Her voice fell an octave, and strengthened. “Swear me no oaths, and tomorrow me no tomorrows! Now!” I saw a dark curve behind her back: she’d brought the large skillet. I didn’t have a good answer. I turned towards my keyboard.

“Introductions are easy to write,” I said. “Usually, you just go through the text, find some good lines, sprinkle in a few thoughts, and you’re done. It’s as easy as baking a blueberry pie.”

“So why is this one difficult?” she asked, fingering the skillet’s handle.

“George Starbuck told me a good story once. It was a tale of two introductions, the best of his work, and the worst. He was writing an introduction for one of Kinnell’s books, I think it was The Book of Nightmares, and he wanted to tell everyone how brilliant it was, how they had to sit down with the book this instant, and read it through, two or three times, how it would change their lives.”

“How’d that go for him?”

“He said it was the worst introduction he ever wrote. On the other hand, he did one for Anthony Hecht, around the same time. He didn’t feel quite the same way about Hecht, so he just wrote a straight, just the facts, description. Looking back, he said it was the best introduction he ever did.”

“Ok, William, so do that.”

“It’s not that easy. Celia’s brilliant. There’s nothing like her work in all of American poetry. The best analogue for what she writes may be Rimbaud. His Illuminations remind me of her work.”

“Remind you of her work?”

“Yes. All art is eternally present, and in all languages: ‘O terrible frisson des amours novices sur le sol sanglant et par l’hydrogène clarteux ! trouvez Hortense.’ Seek out Hortense.

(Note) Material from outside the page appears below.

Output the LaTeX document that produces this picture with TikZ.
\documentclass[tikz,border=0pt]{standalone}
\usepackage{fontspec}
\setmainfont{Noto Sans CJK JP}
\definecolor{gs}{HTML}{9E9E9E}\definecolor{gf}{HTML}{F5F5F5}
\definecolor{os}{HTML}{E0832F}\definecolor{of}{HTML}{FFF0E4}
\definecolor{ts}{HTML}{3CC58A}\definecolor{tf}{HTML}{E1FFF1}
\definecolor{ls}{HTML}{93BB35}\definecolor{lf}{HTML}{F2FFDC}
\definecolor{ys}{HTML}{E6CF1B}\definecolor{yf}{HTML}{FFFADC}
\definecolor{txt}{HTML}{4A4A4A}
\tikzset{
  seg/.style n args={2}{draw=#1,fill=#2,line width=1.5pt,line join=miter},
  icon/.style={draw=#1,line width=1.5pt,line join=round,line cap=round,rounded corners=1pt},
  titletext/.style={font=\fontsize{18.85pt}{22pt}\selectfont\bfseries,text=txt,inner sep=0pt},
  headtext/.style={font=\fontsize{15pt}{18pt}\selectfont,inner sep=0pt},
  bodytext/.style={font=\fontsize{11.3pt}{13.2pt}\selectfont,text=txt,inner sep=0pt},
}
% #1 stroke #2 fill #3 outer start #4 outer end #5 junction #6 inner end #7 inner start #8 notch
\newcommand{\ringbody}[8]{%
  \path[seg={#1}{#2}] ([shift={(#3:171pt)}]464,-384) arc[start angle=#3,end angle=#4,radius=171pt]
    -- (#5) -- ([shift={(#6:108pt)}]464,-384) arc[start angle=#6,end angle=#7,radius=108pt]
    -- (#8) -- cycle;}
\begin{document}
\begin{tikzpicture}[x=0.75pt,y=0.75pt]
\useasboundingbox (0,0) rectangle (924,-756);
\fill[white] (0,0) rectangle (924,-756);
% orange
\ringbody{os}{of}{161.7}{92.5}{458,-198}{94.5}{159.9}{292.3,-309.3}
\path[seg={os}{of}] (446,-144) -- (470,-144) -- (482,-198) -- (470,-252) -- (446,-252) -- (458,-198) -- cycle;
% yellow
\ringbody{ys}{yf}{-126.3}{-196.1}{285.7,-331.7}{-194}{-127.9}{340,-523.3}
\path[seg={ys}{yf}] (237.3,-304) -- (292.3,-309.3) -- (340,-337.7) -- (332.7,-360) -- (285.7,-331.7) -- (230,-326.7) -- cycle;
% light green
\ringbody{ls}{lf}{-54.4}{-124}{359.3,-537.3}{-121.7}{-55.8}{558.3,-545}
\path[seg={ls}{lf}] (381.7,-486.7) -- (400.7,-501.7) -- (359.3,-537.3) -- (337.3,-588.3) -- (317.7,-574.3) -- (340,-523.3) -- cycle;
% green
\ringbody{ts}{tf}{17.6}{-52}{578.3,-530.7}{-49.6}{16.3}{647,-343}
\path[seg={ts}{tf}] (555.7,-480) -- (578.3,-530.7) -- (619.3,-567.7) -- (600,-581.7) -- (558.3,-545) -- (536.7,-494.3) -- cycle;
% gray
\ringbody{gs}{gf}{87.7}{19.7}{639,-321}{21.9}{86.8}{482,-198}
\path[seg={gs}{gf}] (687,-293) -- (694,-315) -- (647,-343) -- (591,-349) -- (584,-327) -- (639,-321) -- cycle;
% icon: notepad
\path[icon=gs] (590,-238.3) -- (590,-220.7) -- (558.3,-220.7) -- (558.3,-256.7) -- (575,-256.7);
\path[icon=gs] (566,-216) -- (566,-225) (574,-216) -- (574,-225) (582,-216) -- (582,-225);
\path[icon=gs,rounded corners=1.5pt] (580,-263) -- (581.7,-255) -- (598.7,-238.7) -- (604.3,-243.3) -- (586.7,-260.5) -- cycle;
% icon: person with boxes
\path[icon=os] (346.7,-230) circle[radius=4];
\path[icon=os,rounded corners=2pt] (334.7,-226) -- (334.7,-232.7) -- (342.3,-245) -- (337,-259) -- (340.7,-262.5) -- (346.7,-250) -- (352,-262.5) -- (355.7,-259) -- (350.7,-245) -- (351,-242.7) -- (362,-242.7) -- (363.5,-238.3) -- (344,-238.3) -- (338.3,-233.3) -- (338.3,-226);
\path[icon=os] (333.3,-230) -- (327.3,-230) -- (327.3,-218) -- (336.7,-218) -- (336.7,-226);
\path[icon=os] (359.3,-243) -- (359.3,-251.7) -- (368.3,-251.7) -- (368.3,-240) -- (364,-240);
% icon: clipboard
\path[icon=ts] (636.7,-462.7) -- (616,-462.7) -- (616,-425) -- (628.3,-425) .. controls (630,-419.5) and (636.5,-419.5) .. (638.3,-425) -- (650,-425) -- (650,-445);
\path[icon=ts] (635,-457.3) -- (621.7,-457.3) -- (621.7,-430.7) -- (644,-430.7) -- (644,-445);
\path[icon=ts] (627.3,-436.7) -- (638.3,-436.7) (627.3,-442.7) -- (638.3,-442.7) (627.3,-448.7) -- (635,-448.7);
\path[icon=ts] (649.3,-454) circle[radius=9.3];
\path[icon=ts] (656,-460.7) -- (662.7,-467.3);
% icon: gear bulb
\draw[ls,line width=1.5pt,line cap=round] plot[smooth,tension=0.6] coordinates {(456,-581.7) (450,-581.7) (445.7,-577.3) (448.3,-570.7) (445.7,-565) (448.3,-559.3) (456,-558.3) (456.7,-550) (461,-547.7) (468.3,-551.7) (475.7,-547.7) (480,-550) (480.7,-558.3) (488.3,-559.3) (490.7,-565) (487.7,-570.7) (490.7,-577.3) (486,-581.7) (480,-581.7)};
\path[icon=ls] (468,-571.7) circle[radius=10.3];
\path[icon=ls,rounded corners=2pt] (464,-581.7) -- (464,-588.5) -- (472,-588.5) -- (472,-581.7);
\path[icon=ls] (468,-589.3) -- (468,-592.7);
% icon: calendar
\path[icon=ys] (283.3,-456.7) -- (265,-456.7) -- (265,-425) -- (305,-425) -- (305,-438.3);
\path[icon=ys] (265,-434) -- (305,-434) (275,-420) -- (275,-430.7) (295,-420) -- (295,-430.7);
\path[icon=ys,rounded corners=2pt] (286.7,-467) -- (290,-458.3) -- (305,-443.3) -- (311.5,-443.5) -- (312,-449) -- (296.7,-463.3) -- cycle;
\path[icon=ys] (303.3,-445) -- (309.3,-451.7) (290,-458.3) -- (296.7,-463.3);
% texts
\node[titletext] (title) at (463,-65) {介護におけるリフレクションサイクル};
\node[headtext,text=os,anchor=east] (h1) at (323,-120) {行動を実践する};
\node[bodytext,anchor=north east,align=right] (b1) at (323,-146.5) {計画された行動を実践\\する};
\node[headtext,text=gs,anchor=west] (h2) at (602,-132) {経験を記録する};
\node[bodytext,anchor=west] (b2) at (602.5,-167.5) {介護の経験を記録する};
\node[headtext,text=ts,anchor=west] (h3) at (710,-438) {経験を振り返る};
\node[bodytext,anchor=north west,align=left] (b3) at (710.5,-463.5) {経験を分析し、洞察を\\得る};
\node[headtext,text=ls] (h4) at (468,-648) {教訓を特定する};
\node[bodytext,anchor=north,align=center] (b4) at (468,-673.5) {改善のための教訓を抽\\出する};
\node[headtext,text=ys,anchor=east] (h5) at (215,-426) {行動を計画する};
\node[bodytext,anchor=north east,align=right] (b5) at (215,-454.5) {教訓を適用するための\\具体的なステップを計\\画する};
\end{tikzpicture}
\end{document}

Sometimes, reading her poems, I think her work is what Rimbaud wanted us to find.”

“William…”

“I know. But listen to this:

‘I confess this from my little house, shame box built on stones, poised at the crossroads of the four directions. Animals rush through, all galloping light. Healing. Transforming. In winter I felt the thin walls thicken: chrysalis. In deepest mediation, I have seen myself fly out…’

Or this:

‘My heart is a woman’s heart. Bite into a pomegranate, bloody with seeds, you will taste it.’

Anyone who can write like that has felt the breath of the Goddess!”

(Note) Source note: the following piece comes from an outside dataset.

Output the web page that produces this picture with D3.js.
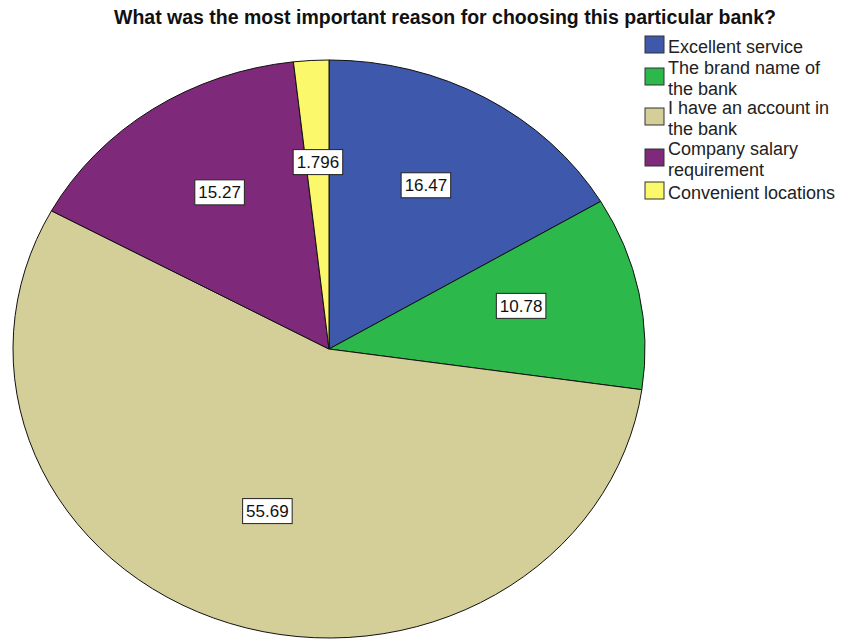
<!DOCTYPE html>
<html>
<head>
<meta charset="utf-8">
<script src="https://cdn.jsdelivr.net/npm/d3@7"></script>
<style>
  body { margin: 0; background: #fff; }
  text { font-family: Arial, "Liberation Sans", sans-serif; }
</style>
</head>
<body>
<script>
// data
var categories = ["Excellent service", "The brand name of the bank", "I have an account in the bank", "Company salary requirement", "Convenient locations"];
var legendLines = [["Excellent service"], ["The brand name of", "the bank"], ["I have an account in", "the bank"], ["Company salary", "requirement"], ["Convenient locations"]];
var percents = [16.47, 10.78, 55.69, 15.27, 1.796];
var labels = ["16.47", "10.78", "55.69", "15.27", "1.796"];
var colors = ["#3e58ac", "#2db84c", "#d4ce98", "#7e2979", "#fbf86b"];
var title = "What was the most important reason for choosing this particular bank?";

var width = 849, height = 639;
var cx = 329, cy = 349, rx = 316, ry = 289;

var svg = d3.select("body").append("svg")
    .attr("width", width)
    .attr("height", height);

// title
svg.append("text")
    .attr("x", 445)
    .attr("y", 24)
    .attr("text-anchor", "middle")
    .style("font-size", "19.5px")
    .style("font-weight", "bold")
    .style("fill", "#111")
    .text(title);

var data = categories.map(function(c, i) { return { name: c, value: percents[i], label: labels[i], color: colors[i] }; });

var pie = d3.pie().sort(null).value(function(d) { return d.value; });
var arc = d3.arc().innerRadius(0).outerRadius(rx);
var labelArc = d3.arc().innerRadius(rx * 0.62).outerRadius(rx * 0.62);

// pie is drawn as a circle then squashed into an ellipse
var g = svg.append("g")
    .attr("transform", "translate(" + cx + "," + cy + ") scale(1," + (ry / rx) + ")");

g.selectAll("path")
    .data(pie(data))
    .enter()
    .append("path")
    .attr("d", arc)
    .attr("fill", function(d) { return d.data.color; })
    .attr("stroke", "#111")
    .attr("stroke-width", 1)
    .attr("vector-effect", "non-scaling-stroke");

// value labels in white boxes
var lab = svg.selectAll("g.lab")
    .data(pie(data))
    .enter()
    .append("g")
    .attr("class", "lab")
    .attr("transform", function(d) {
      var c = labelArc.centroid(d);
      return "translate(" + (cx + c[0]) + "," + (cy + c[1] * ry / rx - 8) + ")";
    });

lab.append("text")
    .attr("text-anchor", "middle")
    .attr("dy", "0.36em")
    .style("font-size", "17px")
    .style("fill", "#111")
    .text(function(d) { return d.data.label; });

lab.each(function() {
  var t = d3.select(this).select("text");
  var bb = t.node().getBBox();
  d3.select(this).insert("rect", "text")
      .attr("x", -(bb.width + 7) / 2)
      .attr("y", -12.5)
      .attr("width", bb.width + 7)
      .attr("height", 25)
      .attr("fill", "#fff")
      .attr("stroke", "#222")
      .attr("stroke-width", 1);
});

// legend
var legendY = [36, 68, 108, 149, 182];
var legend = svg.selectAll("g.leg")
    .data(data)
    .enter()
    .append("g")
    .attr("class", "leg")
    .attr("transform", function(d, i) { return "translate(645," + legendY[i] + ")"; });

legend.append("rect")
    .attr("width", 19)
    .attr("height", 17)
    .attr("fill", function(d) { return d.color; })
    .attr("stroke", "#333")
    .attr("stroke-width", 1);

// each wrapped line is its own text element
legend.each(function(d, i) {
  var lines = legendLines[i];
  var sel = d3.select(this);
  lines.forEach(function(l, j) {
    sel.append("text")
      .attr("x", 23)
      .attr("y", (lines.length > 1 ? 6 : 17) + j * 20.5)
      .style("font-size", "18px")
      .style("fill", "#222")
      .text(l);
  });
});
</script>
</body>
</html>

“Oh, William, you and the Muse!”

“Do not blaspheme her name! She gives a mantel to the wanderer, and Celia Drill wears that mantle with grace:

‘The poet in me will never stop walking uncharted paths.’

She almost sails on the wind:

‘I flew in dresses thin as leaves, a blur of autumn colors.’

And the things she sees and hears on her journey make the world seem alive with the kind of energy Hildegard spoke of:

‘The flowers have never stood so vivid, have never emanated sweeter spice, nor spoken in such bold voices…’

I think now Hildegard may be a second correlation:

‘I am only fire passing through this world.’

It’s so close to Hildegard’s veriditas, her living light.”

“Oh, William, you and your mysticism. Maybe you should write about her prosody instead?”

“That’s just as hard. I’ve spent a lifetime thinking about what poetry is, and how to write it. But even now, her work is still changing my ideas. Try this:

‘I placed upon my wall a painting of a door into another home.’

That’s exactly it, isn’t it: a door into a realm we can only sense. An eternal realm we know must be there. It’s what James Wright mentioned:

‘At the touch of my hand, the air fills with delicate creatures from the other world.’

And the roses Celia Drill writes of are the gateways to that other world:

‘It’s good to remember

there’s beauty behind the veil, and to know

I could reach through, touch the petals, bring the

wild things home.’”

“Perhaps you’re going too far, William.”

“Maybe. Or perhaps not far enough. Reading her lines, I can almost feel my own heart as it ‘bursts into petals.’ Listen to this:

‘The moon trills back, flute. Every night of my life, we have sung to each other. Our song is always the same. I intone be safe. I light a candle for you. She lilts Starlight encircles me like angels. I will live forever.

This is what makes poems eternal, and she knows it:

‘I will never stop singing with the moon.’”

“Wait a minute, William. I thought you were talking about a theory of poetry?”

“I am. Think back to your History of Art classes. Forget, for a moment, all those images of magical beings on the walls of the caves near Lascaux. I’m interested in the image of a hand. You remember the one: the artist clearly dipped his hand in red ochre and pressed it against the cave wall. All my professors said the same thing: it was a kind of ‘Kilroy was here’ act. But I think I agree with those who said otherwise. Maybe the image was a material record of visionary experience. And we, who come along later, can place our own hand against the image and share that experience. I think that’s how I see her poems: reading them, we can share her experience, and touch that other world she knows so closely:

‘Much like the heart, the poem can open its doors. / All the letters fall through. Rivulets of sound stream away.’”

“You have to finish now, William. Do you have a favorite passage?”

“It’s so hard to choose. Which is your favorite flower in the garden? Will your favorite today be the same tomorrow? But let’s try this:

‘Stars floating in clouds like breath of white lilac. Like ghosts appearing when all are asleep: they are hungry; they crave earth’s music. They want to bed down like rain does in sand, in soil, in the body. In me, empty of all but song and stars.’

Or this:

‘Within me: starlight drunk while walking night’s roads.’

Or this:

‘I am always listening with the unfurling rose of my inner ear.’”

“These are the things poets truly know. These are the journeys they actually take. These are the things they deeply hear. And Celia Drill is a true poet.”

“William, Michael Linnard just wrote to say Celia’s been awarded the Vernice Quebodeaux ‘Pathways’ Poetry Prize for Women 2017.”

“That’s wonderful news! It’s richly deserved. And perhaps this means even more people will hear about her work. Everyone really should sit down with this book right now, and read it through, two or three times. It might just change their lives.”